1 John 1.1—2.2:  More signs of the presence of the risen Lord in our midst: honest confession, assurance of God’s forgiveness, and lives where sin’s power is being overcome.

John 20.19-31:  To help Thomas believe, Jesus showed Thomas the scars in his hands and side and invited Thomas to touch them.

Original Dysfunction

Whenever your kids are out of control, you can take comfort from the thought that even God’s omnipotence did not extend to God’s kids. After creating heaven and earth, God created Adam and Eve. And the first thing he said was, “Don’t.”
“Don’t what?” Adam replied.
“Don’t eat the forbidden fruit,” God said.
“Forbidden fruit? We got forbidden fruit? Hey, Eve…we got forbidden fruit!”
“No way!” said Eve.
“Way!” replied Adam.
“Don’t eat that fruit!” said God.
“Why?” they asked.
“Because I am your Father, and I said so!” said God (wondering why he hadn’t stopped after making the elephants). A few minutes later God saw his kids having an apple break and was angry.
“Didn’t I tell you not to eat the fruit?” God asked.
“Uh huh,” Adam replied.
“Then why did you?”
“I dunno,” Eve answered.
“She started it!” Adam said.
“Did not!” Eve retorted.
“Did too!”
“DID NOT!”
Having had it with the two of them, God’s punishment was that Adam and Eve should have children of their own. Thus the pattern was set, and it has never changed. If God had trouble handling children, what makes you think it would be a piece of cake for anyone else who has them?

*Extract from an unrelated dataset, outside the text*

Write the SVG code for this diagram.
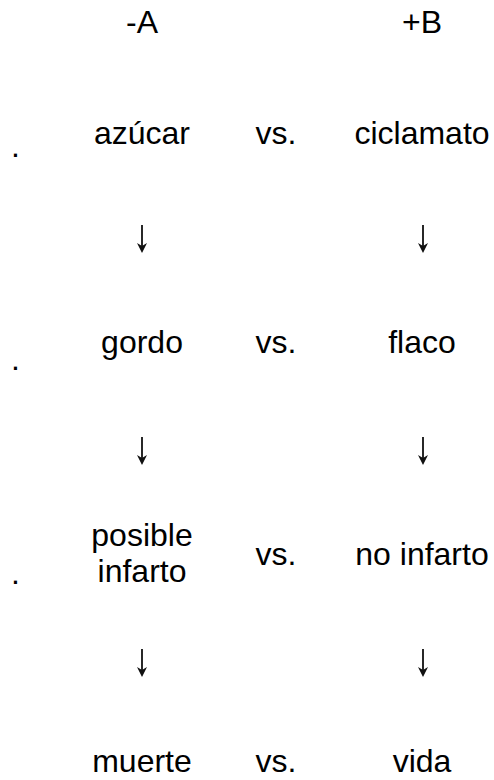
<svg xmlns="http://www.w3.org/2000/svg" width="494" height="780" viewBox="0 0 494 780">
  <style>
    text { font-family: "Liberation Sans", Arial, sans-serif; font-size: 32px; fill: #000; text-anchor: middle; }
    .mark { text-anchor: start; }
    .link { stroke: #111; stroke-width: 1.8; fill: none; marker-end: url(#head); }
  </style>
  <defs>
    <marker id="head" markerUnits="userSpaceOnUse" markerWidth="10" markerHeight="10" refX="6" refY="5" orient="auto">
      <path d="M0,0 L10,5 L0,10 L3,5 Z" fill="#111"/>
    </marker>
  </defs>
  <rect width="494" height="780" fill="#fff"/>

  <!-- column headers -->
  <g id="head-a"><text x="142" y="33">-A</text></g>
  <g id="head-b"><text x="422" y="33">+B</text></g>

  <!-- row 1 -->
  <g id="row1-mark"><text class="mark" x="11" y="157">.</text></g>
  <g id="azucar"><text x="142" y="144">azúcar</text></g>
  <g id="vs1"><text x="276" y="144">vs.</text></g>
  <g id="ciclamato"><text x="422" y="144">ciclamato</text></g>

  <!-- row 2 -->
  <g id="row2-mark"><text class="mark" x="11" y="370">.</text></g>
  <g id="gordo"><text x="142" y="353">gordo</text></g>
  <g id="vs2"><text x="276" y="353">vs.</text></g>
  <g id="flaco"><text x="422" y="353">flaco</text></g>

  <!-- row 3 -->
  <g id="row3-mark"><text class="mark" x="11" y="584">.</text></g>
  <g id="posible-infarto">
    <text x="142" y="546">posible</text>
    <text x="142" y="582">infarto</text>
  </g>
  <g id="vs3"><text x="276" y="565">vs.</text></g>
  <g id="no-infarto"><text x="422" y="565">no infarto</text></g>

  <!-- row 4 -->
  <g id="muerte"><text x="142" y="772">muerte</text></g>
  <g id="vs4"><text x="276" y="772">vs.</text></g>
  <g id="vida"><text x="422" y="772">vida</text></g>

  <!-- connectors: downward arrows between rows -->
  <g id="connectors">
    <line class="link" x1="142" y1="225" x2="142" y2="249"/>
    <line class="link" x1="423" y1="225" x2="423" y2="249"/>
    <line class="link" x1="142" y1="437" x2="142" y2="461"/>
    <line class="link" x1="423" y1="437" x2="423" y2="461"/>
    <line class="link" x1="142" y1="649" x2="142" y2="673"/>
    <line class="link" x1="423" y1="649" x2="423" y2="673"/>
  </g>
</svg>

Well, as we know, the dysfunction of the First Family didn’t stop with eating the forbidden fruit. Adam and Eve had two sons early in their life together – Cain and Abel. Cain ended up killing his brother and then trying to cover up the deed by lying to God about it. Though God had already banished Cain’s parents from Eden, God banished Cain even further away, to the land east of Eden. (That term, and the story of the dysfunctional family, lie at the heart of John Steinbeck’s novel by that name, which was made into a film directed by Elia Kazan in which James Dean made his debut in 1955.)

The family that is the focus of Steinbeck’s treatment of the story combines several biblical families in its outworking of the story of sin and redemption – not only that of Adam and Eve, and Cain and Abel, but also that of Rahab the prostitute and of Isaac and Jacob. At the root of Steinbeck’s story is the concept presented in the Second Commandment, that the sins of the elders are visited upon their children to the third and fourth generations; that is, the dysfunctional family produces dysfunctional kids, whose just punishment comes on account of their own misdeeds rather than those of their parents; and yet the pattern of behavior that leads them to commit those punishable deeds is inherent in their upbringing.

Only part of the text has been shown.